| Task instructions |
Reproduce every line of the material below, but drop the pictures.

| Information supplied |
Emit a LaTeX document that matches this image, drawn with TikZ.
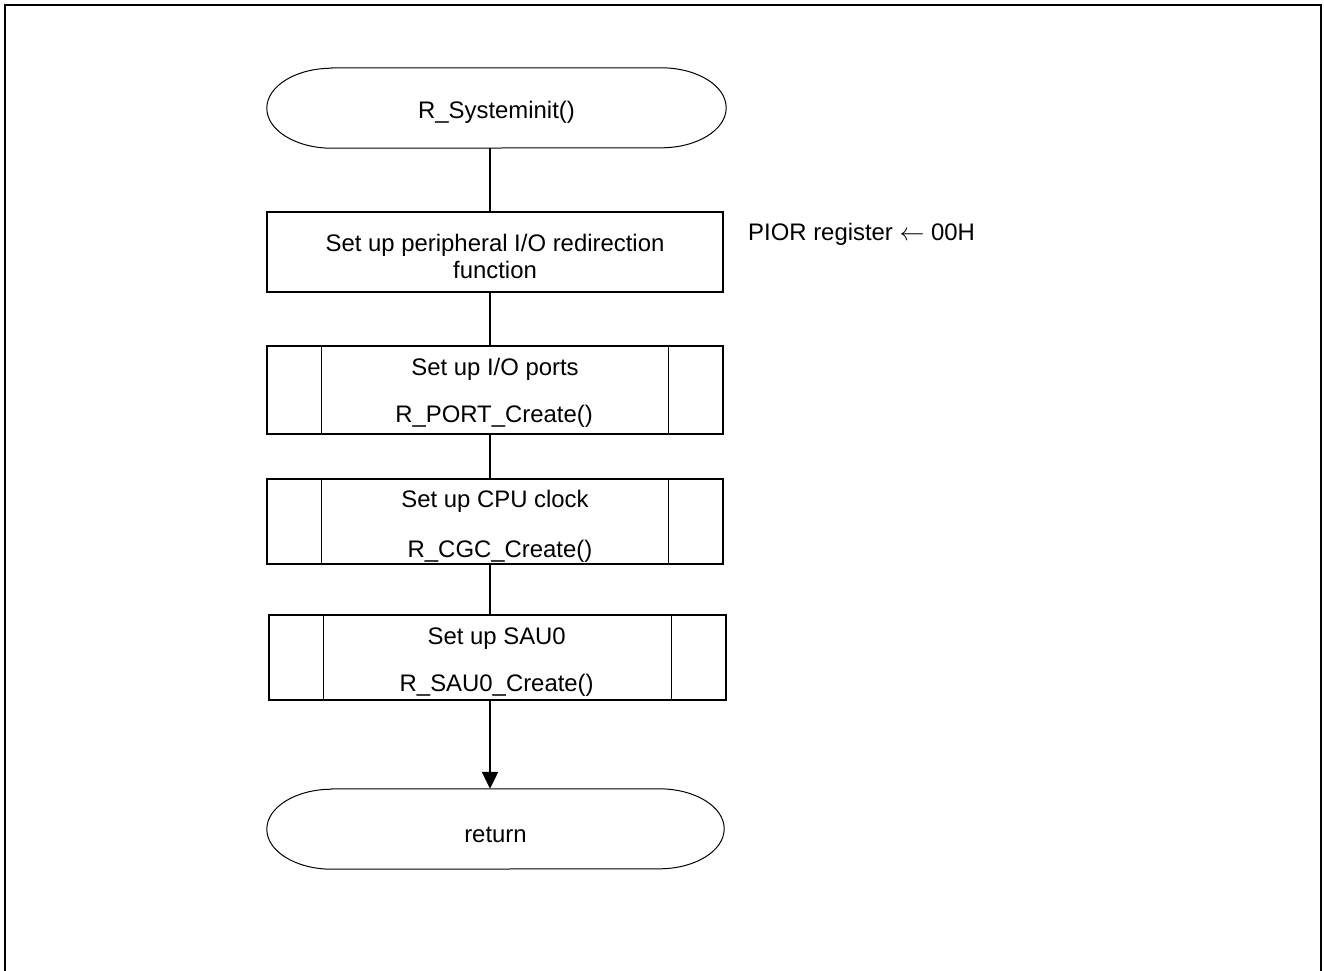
\documentclass[tikz,border=0pt]{standalone}
\usepackage{fontspec}
\setmainfont{Liberation Sans}
\usetikzlibrary{arrows.meta,calc}
\tikzset{
  txt/.style={inner sep=0pt,anchor=base,font=\fontsize{23.9}{28}\selectfont},
  boxshape/.style={draw,line width=1.4pt,inner sep=0pt,minimum width=#1},
  conn/.style={line width=2.2pt},
  termline/.style={line width=1pt},
  frameline/.style={line width=2.6pt},
}
\newcommand{\termpath}[1]{%
  \draw[termline] ($(#1.north west)+(65,0)$) -- ($(#1.north east)+(-65,0)$)
    arc[start angle=90,end angle=-90,x radius=65pt,y radius=40pt]
    -- ($(#1.south west)+(65,0)$)
    arc[start angle=270,end angle=90,x radius=65pt,y radius=40pt] -- cycle;}
\newcommand{\subbars}[2]{%
  \draw[line width=1.4pt] ($(#1.north west)+(#2,0)$) -- ($(#1.south west)+(#2,0)$);
  \draw[line width=1.4pt] ($(#1.north east)+(-#2,0)$) -- ($(#1.south east)+(-#2,0)$);}
\begin{document}
\begin{tikzpicture}[x=1pt,y=-1pt]
\useasboundingbox (0,0) rectangle (1324,970);
\draw[frameline] (5,975) -- (5,5) -- (1321,5) -- (1321,975);
\coordinate (spine) at (490,0);

% start terminal
\node[inner sep=0pt,minimum width=459pt,minimum height=80pt] (start) at (496.5,108) {};
\termpath{start}
\node[txt] (starttxt) at (496.5,118.3) {R\_Systeminit()};

% box 1
\node[boxshape=456pt,minimum height=80pt] (b1) at (495,252) {};
\node[txt] (b1a) at (495,251) {Set up peripheral I/O redirection};
\node[txt] (b1b) at (495,278) {function};
\node[txt,anchor=base west] (pior) at (748,240) {PIOR register $\leftarrow$ 00H};

% box 2
\node[boxshape=456pt,minimum height=88pt] (b2) at (495,390) {};
\subbars{b2}{55}
\node[txt] (b2a) at (495,375) {Set up I/O ports};
\node[txt] (b2b) at (494,422.5) {R\_PORT\_Create()};

% box 3
\node[boxshape=456pt,minimum height=85pt] (b3) at (495,521.5) {};
\subbars{b3}{55}
\node[txt] (b3a) at (495,507.3) {Set up CPU clock};
\node[txt] (b3b) at (500,557) {R\_CGC\_Create()};

% box 4
\node[boxshape=457pt,minimum height=85pt] (b4) at (497.5,657.5) {};
\subbars{b4}{55}
\node[txt] (b4a) at (496.7,644.3) {Set up SAU0};
\node[txt] (b4b) at (496.7,691) {R\_SAU0\_Create()};

% return terminal
\node[inner sep=0pt,minimum width=457pt,minimum height=80pt] (ret) at (495.5,829) {};
\termpath{ret}
\node[txt] (rettxt) at (495.5,842) {return};

% connectors
\draw[conn] (start.south -| spine) -- (b1.north -| spine);
\draw[conn] (b1.south -| spine) -- (b2.north -| spine);
\draw[conn] (b2.south -| spine) -- (b3.north -| spine);
\draw[conn] (b3.south -| spine) -- (b4.north -| spine);
\draw[conn,-{Triangle[width=16pt,length=17pt]}] (b4.south -| spine) -- (ret.north -| spine);
\end{tikzpicture}
\end{document}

| The response |
Emit a LaTeX document that matches this image, drawn with TikZ.
\documentclass[tikz,border=0pt]{standalone}
\usepackage{fontspec}
\setmainfont{Liberation Sans}
\usetikzlibrary{arrows.meta,calc}
\tikzset{
  txt/.style={inner sep=0pt,anchor=base,font=\fontsize{23.9}{28}\selectfont},
  boxshape/.style={draw,line width=1.4pt,inner sep=0pt,minimum width=#1},
  conn/.style={line width=2.2pt},
  termline/.style={line width=1pt},
  frameline/.style={line width=2.6pt},
}
\newcommand{\termpath}[1]{%
  \draw[termline] ($(#1.north west)+(65,0)$) -- ($(#1.north east)+(-65,0)$)
    arc[start angle=90,end angle=-90,x radius=65pt,y radius=40pt]
    -- ($(#1.south west)+(65,0)$)
    arc[start angle=270,end angle=90,x radius=65pt,y radius=40pt] -- cycle;}
\newcommand{\subbars}[2]{%
  \draw[line width=1.4pt] ($(#1.north west)+(#2,0)$) -- ($(#1.south west)+(#2,0)$);
  \draw[line width=1.4pt] ($(#1.north east)+(-#2,0)$) -- ($(#1.south east)+(-#2,0)$);}
\begin{document}
\begin{tikzpicture}[x=1pt,y=-1pt]
\useasboundingbox (0,0) rectangle (1324,970);
\draw[frameline] (5,975) -- (5,5) -- (1321,5) -- (1321,975);
\coordinate (spine) at (490,0);

% start terminal
\node[inner sep=0pt,minimum width=459pt,minimum height=80pt] (start) at (496.5,108) {};
\termpath{start}
\node[txt] (starttxt) at (496.5,118.3) {R\_Systeminit()};

% box 1
\node[boxshape=456pt,minimum height=80pt] (b1) at (495,252) {};
\node[txt] (b1a) at (495,251) {Set up peripheral I/O redirection};
\node[txt] (b1b) at (495,278) {function};
\node[txt,anchor=base west] (pior) at (748,240) {PIOR register $\leftarrow$ 00H};

% box 2
\node[boxshape=456pt,minimum height=88pt] (b2) at (495,390) {};
\subbars{b2}{55}
\node[txt] (b2a) at (495,375) {Set up I/O ports};
\node[txt] (b2b) at (494,422.5) {R\_PORT\_Create()};

% box 3
\node[boxshape=456pt,minimum height=85pt] (b3) at (495,521.5) {};
\subbars{b3}{55}
\node[txt] (b3a) at (495,507.3) {Set up CPU clock};
\node[txt] (b3b) at (500,557) {R\_CGC\_Create()};

% box 4
\node[boxshape=457pt,minimum height=85pt] (b4) at (497.5,657.5) {};
\subbars{b4}{55}
\node[txt] (b4a) at (496.7,644.3) {Set up SAU0};
\node[txt] (b4b) at (496.7,691) {R\_SAU0\_Create()};

% return terminal
\node[inner sep=0pt,minimum width=457pt,minimum height=80pt] (ret) at (495.5,829) {};
\termpath{ret}
\node[txt] (rettxt) at (495.5,842) {return};

% connectors
\draw[conn] (start.south -| spine) -- (b1.north -| spine);
\draw[conn] (b1.south -| spine) -- (b2.north -| spine);
\draw[conn] (b2.south -| spine) -- (b3.north -| spine);
\draw[conn] (b3.south -| spine) -- (b4.north -| spine);
\draw[conn,-{Triangle[width=16pt,length=17pt]}] (b4.south -| spine) -- (ret.north -| spine);
\end{tikzpicture}
\end{document}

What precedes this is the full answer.